Daft Laddies. Farming Tales of North Tyne and Rede 50 years on.
By Clive Dalton and Donald Clegg
An extract from the book - Daft Laddies. Farming Tales of North Tyne and Rede 50 years on (2003) By Clive Dalton & Donald Clegg. If you would like a copy, contact donaldclegg@btopenworld.com
For the lowse man hired for the hay up the North Tyne or Rede, his contract was not over when the pikes were led in and the stacks theaked. Nowt the kind, there was the bent hay oot on the fell to be won!
The famous poem “Northumberland” that we all learned at school about the "heather land and bent land, black land and white" describes the critical differences in the herbage on a hill farm. This controlled profit, as feed was critical to survival during the lang cowld wintors.
The real ootbye farms that the Forestry Commission planted first in the 1920-30s had very little inbye land in the form of enclosed fields. These fields were the precious areas that got the byre and hemmel muck in the late winter, wintered the hoggs before being grazed by yowes with twins, or maybe lambing the gimmers as well as keeping any sickly sheep that couldn’t handle the hill.
Then these inbye fields were cut for hay - the precious winter lifeline till next spring. But there was nivor enuff hay. There has never been a North Tyne or Rede farmer born, who would admit he had enough hay – not even aboot enough! So when the meadow hay was won, and if the weather was settled, the next job was to gan away te the hill and win some bent. It was even more important if the inbye hay had been a poor crop or badly won.
The "bent" grasses were the Agrostis species - the ones with wiry leaves such as Agrostis tenuis designed for survival in tough conditions. By the end of summer their leaves are white, sharp, dead needles of very little feed value.
Then there was Molinia - a broader-leafed bent called "flying bent" which was the one cut for hay. Flying bent was well named as once the leaves died off, they ended up flying across the fell in the wind to be trapped along the dyke backs and even between the staenes in the dyke, as any keen young rabbiter will remember tryin to howk a rabbit oot o’ the waal. Molinia pasture if cut fairly regularly became just like an inbye field.
The Agrostis species grew in "bull snoots" - great tufts that the famous Rogerson's heord laddie beuts were designed to negotiate. These clumps were far ower hard to cut with the horse-drawn sickle-bar mowing machine, and would have brayed the machine te bits imprintig “McCormack” on the louse man's hint end, unless he put a bag of bent on the iron seat!
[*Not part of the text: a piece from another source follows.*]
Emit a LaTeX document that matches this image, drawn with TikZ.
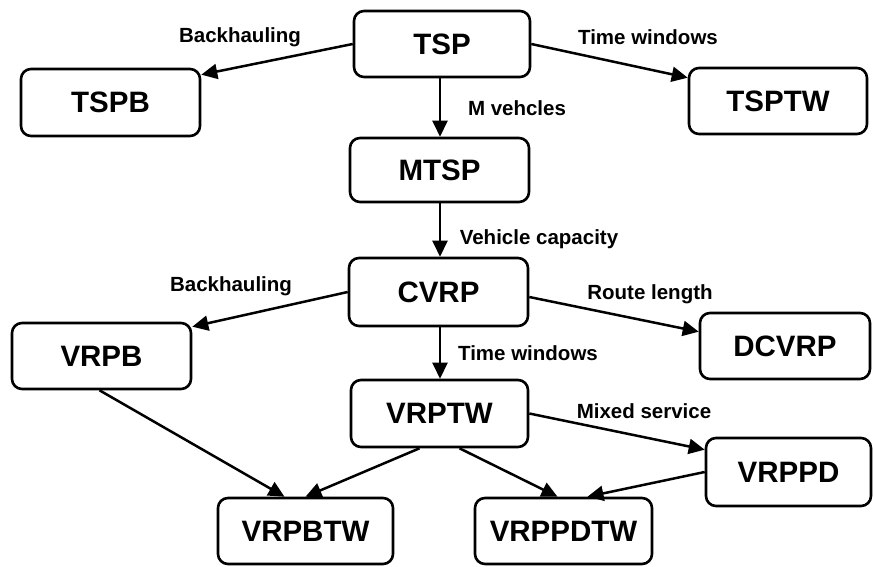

So after a few draas and a spit from the boss's pipe, the hayman would be directed to make the trek to the hill with the mower, the raker and the sweep. By this time of year, it was often aroond Falstone, Bellingham and Rochester show, the nights wor cuttin’ in and the dew late to lift. As we can read in the ballad ‘The Battle of Otterburn’, it “fell aboot the Lammas tide, when the muir men win their hay”.
But this was not the worry it would have been with inbye hay, because the one outstanding feature of the bent was that it was aafu’ easily won. This was because by that time of the year it had started its own slow death so could be cut one day and piked the next - provided they were canny little hand-made pikes and not greet muckle possed pomors. The hay was rarely led haeme but was stacked in some handy corner of the fell where the dyke gave some shelter and the ootlyers could gather for their daily feed in time of storm.
Bent hay was really only cattle fother, and if it had been won well would have a feeding value of mabbe barley straw. If it was won badly and gat sairly wet and went mouldy, it would only be "fill belly" with few nutrients in it to benefit the bease.
The solution of course as with all bad hay, was te cover hor wi' plenty o' treacle – pronounced “tre-akel”. The owld Galloway cuws were just like the bairns - a bit of sweetness could fool them for a while. It was when you saw muck like liquorice Pontefract cakes cumin’ oot the other end that you realised what a struggle the beast’s digestive system must have had to get rid of it!
Some bent hay if it was gitten in canny fettle, would maybe be brrowt haeme for the bease that were wintered inside. What they didn’t eat fell back from the trow and was used for beddin’. The hoose cuw, calves and stirks would always get the good hay as well as the bairns' pony, whose job it was to carry them unfailingly to school.
To today’s farmers with their colourful big silage bales tidied up long afore Falstone show, having te gan away and win some bent is just a faint memory of ancient history recited by their fathors and grandas.